For anyone who is interested, Tim Perdue has performed a set of benchmarks comparing MySQL with PostgreSQL
See his article at
http://www.phpbuilder.com/columns/tim20000705.php3?page=2
and
http://www.phpbuilder.com/columns/tim20000705-res.php3
for the raw results.
For read performance, they are comparable, with mySQL performing about 50% better.
In the 10% write case, however, Postgres kept going beyond the client-concurrency load where MySQL falls over.
-- Neil
On Monday 29 April 2002 15:11, Neil Harris wrote:
For read performance, they are comparable, with mySQL performing about 50% better.
In the 10% write case, however, Postgres kept going beyond the client-concurrency load where MySQL falls over.

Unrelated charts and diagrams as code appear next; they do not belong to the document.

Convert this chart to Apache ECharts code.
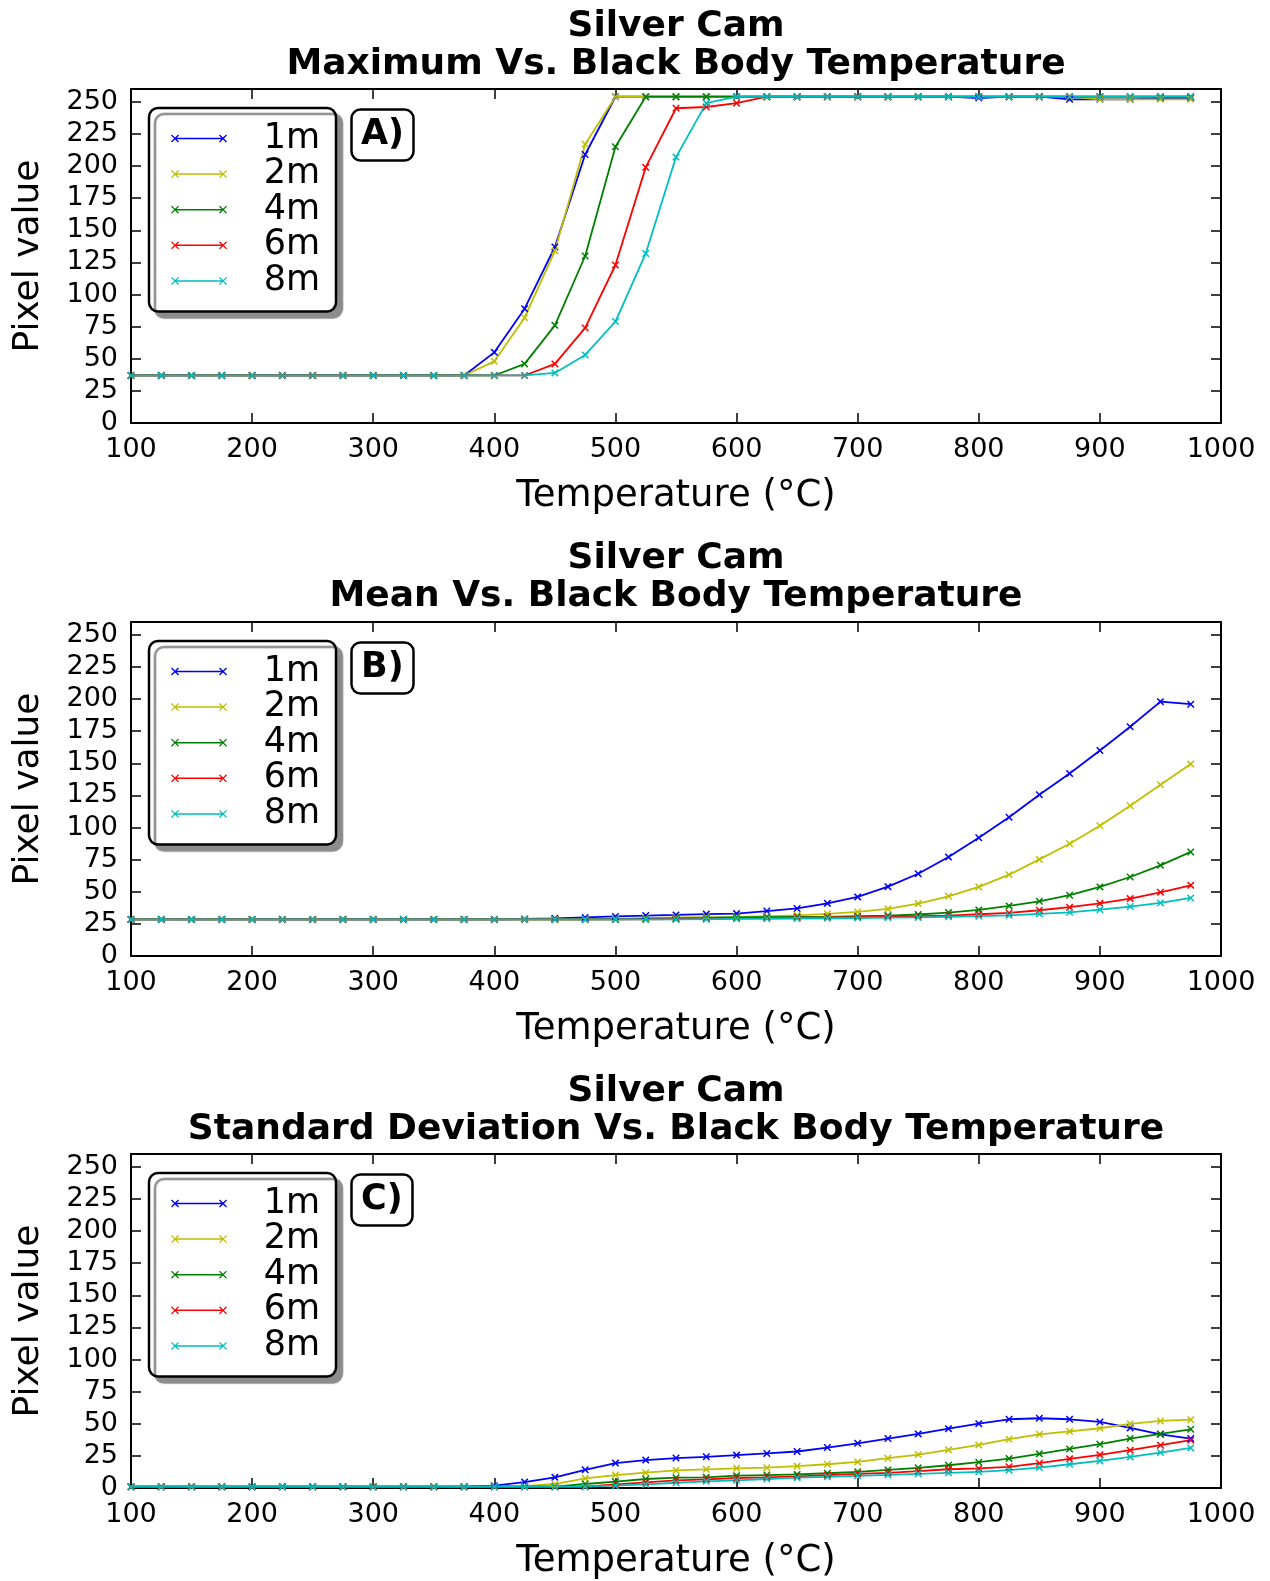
<!DOCTYPE html>
<html>
<head>
<meta charset="utf-8">
<script src="https://cdn.jsdelivr.net/npm/echarts@6/dist/echarts.min.js"></script>
<style>
  html, body { margin: 0; padding: 0; background: #fff; }
  #mountNode { width: 1270px; height: 1581px; }
</style>
</head>
<body>
<div id="mountNode"></div>
<script>
const temps = [100, 125, 150, 175, 200, 225, 250, 275, 300, 325, 350, 375, 400, 425, 450, 475, 500, 525,
  550, 575, 600, 625, 650, 675, 700, 725, 750, 775, 800, 825, 850, 875, 900, 925, 950, 975];
const distances = ['1m', '2m', '4m', '6m', '8m'];
const colors = ['#0000ff', '#bfbf00', '#008000', '#ff0000', '#00bfbf'];
const yTicks = [0, 25, 50, 75, 100, 125, 150, 175, 200, 225, 250];

// A) maximum
const max1m = [37, 37, 37, 37, 37, 37, 37, 37, 37, 37, 37, 37, 55, 89, 137, 209, 254, 254,
  254, 254, 254, 254, 254, 254, 254, 254, 254, 254, 253, 254, 254, 252, 252, 252, 253, 253];
const max2m = [37, 37, 37, 37, 37, 37, 37, 37, 37, 37, 37, 37, 48, 82, 134, 217, 254, 254,
  254, 254, 254, 254, 254, 254, 254, 254, 254, 254, 254, 254, 254, 254, 252, 252, 252, 252];
const max4m = [37, 37, 37, 37, 37, 37, 37, 37, 37, 37, 37, 37, 37, 46, 76, 130, 215, 254,
  254, 254, 254, 254, 254, 254, 254, 254, 254, 254, 254, 254, 254, 254, 254, 254, 254, 254];
const max6m = [37, 37, 37, 37, 37, 37, 37, 37, 37, 37, 37, 37, 37, 37, 46, 74, 123, 199,
  245, 246, 249, 254, 254, 254, 254, 254, 254, 254, 254, 254, 254, 254, 254, 254, 254, 254];
const max8m = [37, 37, 37, 37, 37, 37, 37, 37, 37, 37, 37, 37, 37, 37, 39, 53, 79, 132,
  207, 249, 254, 254, 254, 254, 254, 254, 254, 254, 254, 254, 254, 254, 254, 254, 254, 254];

// B) mean
const mean1m = [28.5, 28.5, 28.5, 28.5, 28.5, 28.5, 28.5, 28.5, 28.5, 28.5, 28.5, 28.5, 28.5, 28.8, 29.3, 30, 30.8, 31.5,
  32, 32.6, 33, 35, 37, 41, 46, 54, 64, 77, 92, 108, 125.5, 142, 160, 178.5, 198, 196];
const mean2m = [28.5, 28.5, 28.5, 28.5, 28.5, 28.5, 28.5, 28.5, 28.5, 28.5, 28.5, 28.5, 28.5, 28.5, 28.5, 28.5, 29, 29.5,
  30, 30.3, 30.5, 31, 31.7, 32.8, 34.3, 36.7, 40.8, 46.5, 53.8, 63.3, 75.2, 87.4, 101.4, 117, 133.3, 149.4];
const mean4m = [28.5, 28.5, 28.5, 28.5, 28.5, 28.5, 28.5, 28.5, 28.5, 28.5, 28.5, 28.5, 28.5, 28.5, 28.5, 28.5, 28.5, 29,
  29.3, 29.6, 30, 30.3, 30.5, 30.5, 31, 31.5, 32.3, 33.8, 35.9, 39, 42.6, 47.3, 53.8, 61.5, 70.6, 81];
const mean6m = [28.5, 28.5, 28.5, 28.5, 28.5, 28.5, 28.5, 28.5, 28.5, 28.5, 28.5, 28.5, 28.5, 28.5, 28.5, 28.5, 28.5, 28.5,
  28.8, 29, 29.3, 29.5, 29.8, 30, 30.3, 30.7, 31, 31.5, 32.5, 33.5, 35.6, 38, 41, 44.7, 49.6, 55];
const mean8m = [28.5, 28.5, 28.5, 28.5, 28.5, 28.5, 28.5, 28.5, 28.5, 28.5, 28.5, 28.5, 28.5, 28.5, 28.5, 28.5, 28.5, 28.5,
  28.5, 28.7, 28.9, 29, 29.2, 29.4, 29.6, 29.8, 30, 30.5, 31, 31.7, 32.8, 34, 36.1, 38.5, 41.3, 45.2];

// C) standard deviation
const std1m = [1, 1, 1, 1, 1, 1, 1, 1, 1, 1, 1, 1, 1.8, 4.6, 8.3, 14.2, 19.4, 21.7,
  23.3, 24.3, 25.6, 26.9, 28.4, 31.5, 34.8, 38.5, 42.1, 46.2, 50.1, 53.5, 54.3, 53.5, 51.4, 46.8, 41.8, 38.5];
const std2m = [1, 1, 1, 1, 1, 1, 1, 1, 1, 1, 1, 1, 1, 1.5, 3.1, 7.5, 10.1, 11.9,
  13.7, 14.5, 15.3, 15.8, 17, 18.5, 20.3, 23.2, 26, 29.7, 33.5, 38, 41.8, 44.1, 46.5, 49.9, 52.2, 53.2];
const std4m = [1, 1, 1, 1, 1, 1, 1, 1, 1, 1, 1, 1, 1, 1, 1, 3.1, 4.9, 7,
  8, 8.3, 9.6, 10.1, 10.6, 11.5, 12.6, 14.1, 15.7, 17.7, 20.1, 22.9, 26.6, 30.4, 34.1, 38.5, 42.1, 45.7];
const std6m = [1, 1, 1, 1, 1, 1, 1, 1, 1, 1, 1, 1, 1, 1, 1, 1, 2.8, 4.4,
  6, 6.7, 7.8, 8.3, 9, 10, 11, 11.8, 13.1, 14.6, 15.2, 16.5, 19.3, 22.7, 25.8, 29.4, 33.3, 37.2];
const std8m = [1, 1, 1, 1, 1, 1, 1, 1, 1, 1, 1, 1, 1, 1, 1, 1, 1.8, 2.8,
  4.1, 5.2, 6, 7, 8, 8.7, 9.5, 10.2, 11, 11.8, 12.6, 13.9, 15.9, 18.5, 21.1, 24.2, 27.6, 31.2];

const panels = [
  { label: 'A)', title: 'Silver Cam\nMaximum Vs. Black Body Temperature', data: [max1m, max2m, max4m, max6m, max8m] },
  { label: 'B)', title: 'Silver Cam\nMean Vs. Black Body Temperature', data: [mean1m, mean2m, mean4m, mean6m, mean8m] },
  { label: 'C)', title: 'Silver Cam\nStandard Deviation Vs. Black Body Temperature', data: [std1m, std2m, std4m, std6m, std8m] }
];

const FONT = 'DejaVu Sans';
const gridTops = [89, 622, 1154];
const gridHeights = [334, 334, 335];
const titleTops = [2, 534, 1067];
const crossMark = 'path://M0,1.4 L1.4,0 L5,3.6 L8.6,0 L10,1.4 L6.4,5 L10,8.6 L8.6,10 L5,6.4 L1.4,10 L0,8.6 L3.6,5 Z';
const legendIcon = 'path://M0,0.9 L0.9,0 L4,3.1 L7.1,0 L8,0.9 L4.9,4 L8,7.1 L7.1,8 L4,4.9 L0.9,8 L0,7.1 L3.1,4 Z' +
  'M48,0.9 L48.9,0 L52,3.1 L55.1,0 L56,0.9 L52.9,4 L56,7.1 L55.1,8 L52,4.9 L48.9,8 L48,7.1 L51.1,4 Z' +
  'M4,3.25 L52,3.25 L52,4.75 L4,4.75 Z';

const frameLine = { show: true, onZero: false, lineStyle: { color: '#000', width: 2 } };
const innerTick = { show: true, inside: true, length: 10, lineStyle: { color: '#000', width: 1.5 } };

const grid = [], xAxis = [], yAxis = [], series = [], title = [], legend = [];

panels.forEach((p, i) => {
  const top = gridTops[i];
  grid.push({ left: 131, right: 49, top: top, height: gridHeights[i] });

  xAxis.push({
    type: 'value', gridIndex: i, position: 'bottom', min: 100, max: 1000, interval: 100,
    axisLine: frameLine, axisTick: innerTick, splitLine: { show: false },
    axisLabel: { color: '#000', fontSize: 27, fontFamily: FONT, margin: 13, formatter: v => String(v) },
    name: 'Temperature (°C)', nameLocation: 'middle', nameGap: 55,
    nameTextStyle: { color: '#000', fontSize: 37, fontFamily: FONT }
  });
  xAxis.push({
    type: 'value', gridIndex: i, position: 'top', min: 100, max: 1000, interval: 100,
    axisLine: frameLine, axisTick: innerTick, splitLine: { show: false }, axisLabel: { show: false }
  });
  yAxis.push({
    type: 'value', gridIndex: i, position: 'left', min: 0, max: 260, interval: 25,
    axisLine: frameLine, axisTick: innerTick, splitLine: { show: false },
    axisLabel: {
      color: '#000', fontSize: 27, fontFamily: FONT, margin: 13,
      formatter: v => (yTicks.indexOf(v) >= 0 ? String(v) : '')
    },
    name: 'Pixel value', nameLocation: 'middle', nameGap: 84, nameRotate: 90,
    nameTextStyle: { color: '#000', fontSize: 36, fontFamily: FONT }
  });
  yAxis.push({
    type: 'value', gridIndex: i, position: 'right', min: 0, max: 260, interval: 25,
    axisLine: frameLine, axisTick: innerTick, splitLine: { show: false }, axisLabel: { show: false }
  });

  p.data.forEach((vals, k) => {
    series.push({
      name: distances[k], type: 'line', xAxisIndex: i * 2, yAxisIndex: i * 2,
      data: temps.map((t, j) => [t, vals[j]]),
      symbol: crossMark, symbolSize: 7.5, showSymbol: true,
      lineStyle: { color: colors[k], width: 1.8 },
      itemStyle: { color: colors[k] },
      emphasis: { disabled: true }
    });
  });

  title.push({
    text: p.title, left: 671, top: titleTops[i], textAlign: 'center',
    textStyle: { color: '#000', fontSize: 36, fontWeight: 'bold', fontFamily: FONT, lineHeight: 38.5 }
  });
  title.push({
    text: p.label, left: 351, top: top + 20, padding: [8, 10, 8, 10],
    borderColor: '#000', borderWidth: 2.5, borderRadius: 9, backgroundColor: '#fff',
    textStyle: { color: '#000', fontSize: 35, fontWeight: 'bold', fontFamily: FONT, lineHeight: 36 }
  });

  legend.push({
    data: distances.map(d => ({ name: d, icon: legendIcon })),
    orient: 'vertical', left: 149, top: top + 19,
    padding: [13, 16, 13, 22], itemGap: 0.6, itemWidth: 56, itemHeight: 8, itemTextGap: 5,
    backgroundColor: '#fff', borderColor: '#000', borderWidth: 2.5, borderRadius: 9,
    shadowColor: '#8c8c8c', shadowBlur: 1, shadowOffsetX: 6, shadowOffsetY: 6,
    selectedMode: false,
    itemStyle: { borderWidth: 0 },
    formatter: '{n|{name}}',
    textStyle: {
      color: '#000', fontSize: 35, fontFamily: FONT,
      rich: { n: { width: 88, align: 'right', fontSize: 35, lineHeight: 35.7, fontFamily: FONT, color: '#000' } }
    }
  });
});

const option = { animation: false, backgroundColor: '#fff', title, legend, grid, xAxis, yAxis, series };

var myChart = echarts.init(document.getElementById('mountNode'));
myChart.setOption(option);
</script>
</body>
</html>
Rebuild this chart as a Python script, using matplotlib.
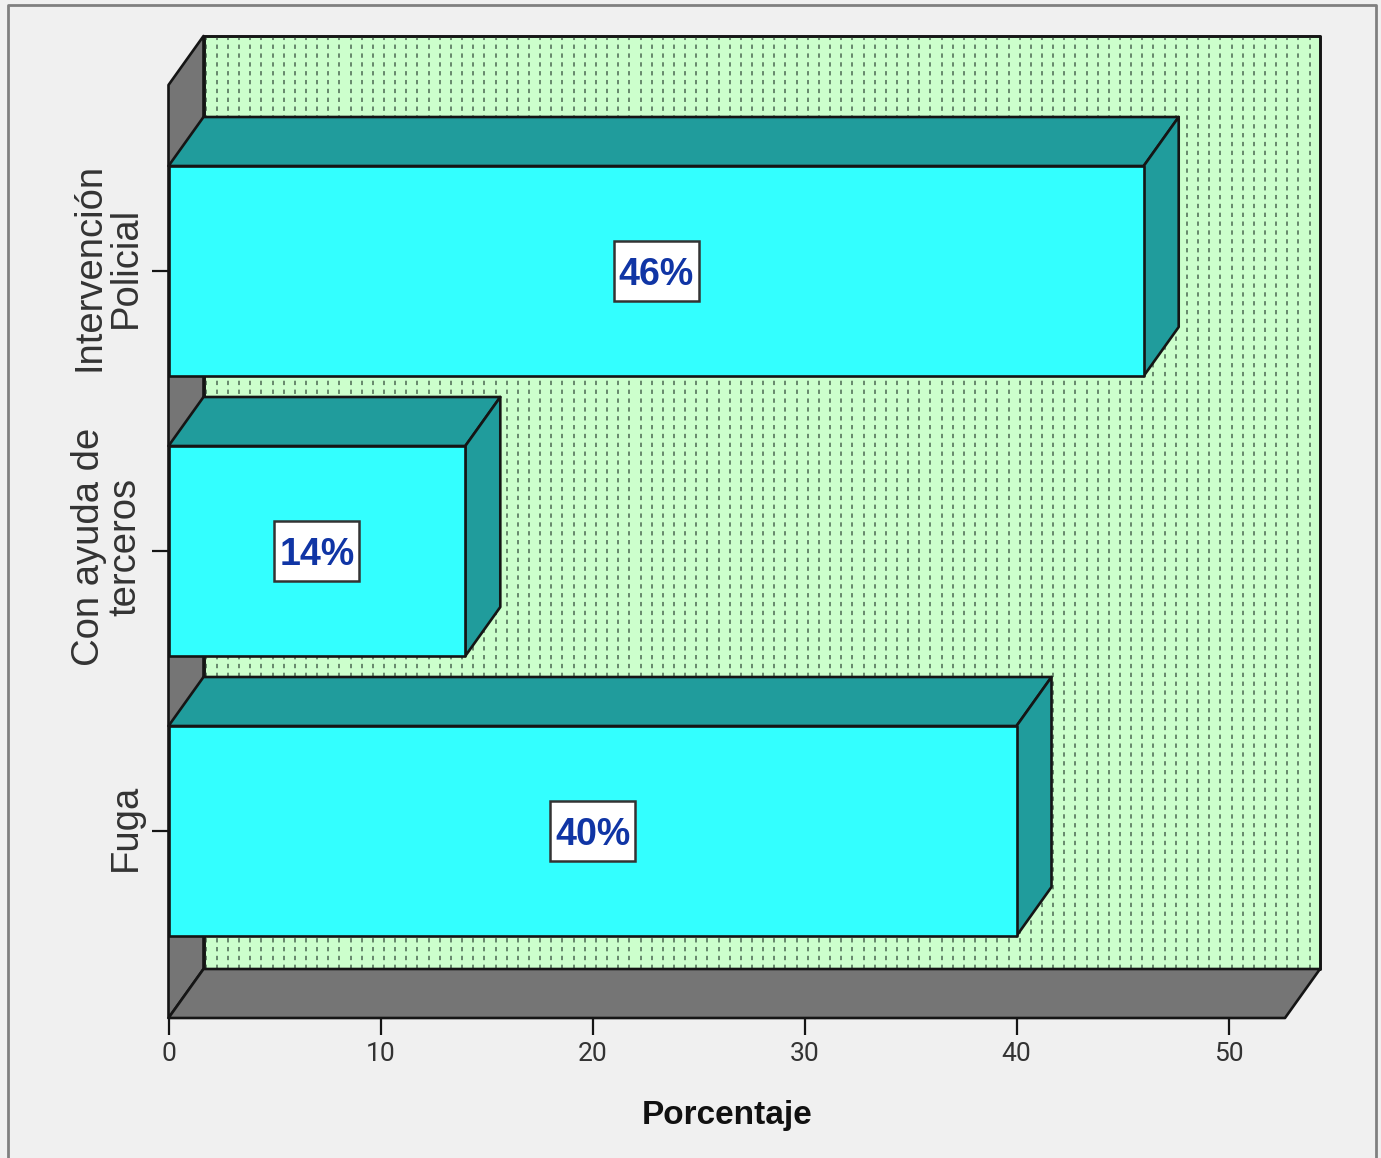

I suspect that's the problem then. Sometimes every page comes up fast (except a few specials like "find all pages such that no pages link to them"), then suddenly, for many minutes, I get nothing but timeouts. I suspect that lots of people are writing, which makes MySQL fall over. Particularly annoying when I'm trying to edit an article and I get repeated timeouts - then find that one of them went through and I get an edit conflict.
phma
[Neil wrote regarding MySQL performance:]
In the 10% write case, however, Postgres kept going beyond the client-concurrency load where MySQL falls over.
Personally, I suspect the hit-tracking feature is responsible for much of the slowdown. Currently *every* normal page load causes a write to update the number of accesses ("This page has been accessed 281 times.")
I recommend making the hit-tracking feature optional in the code, then turning it off for a few days.
In the long run, this kind of per-page tracking could be done more efficiently using the webserver's logs, perhaps updating the access count once per day using a separate script.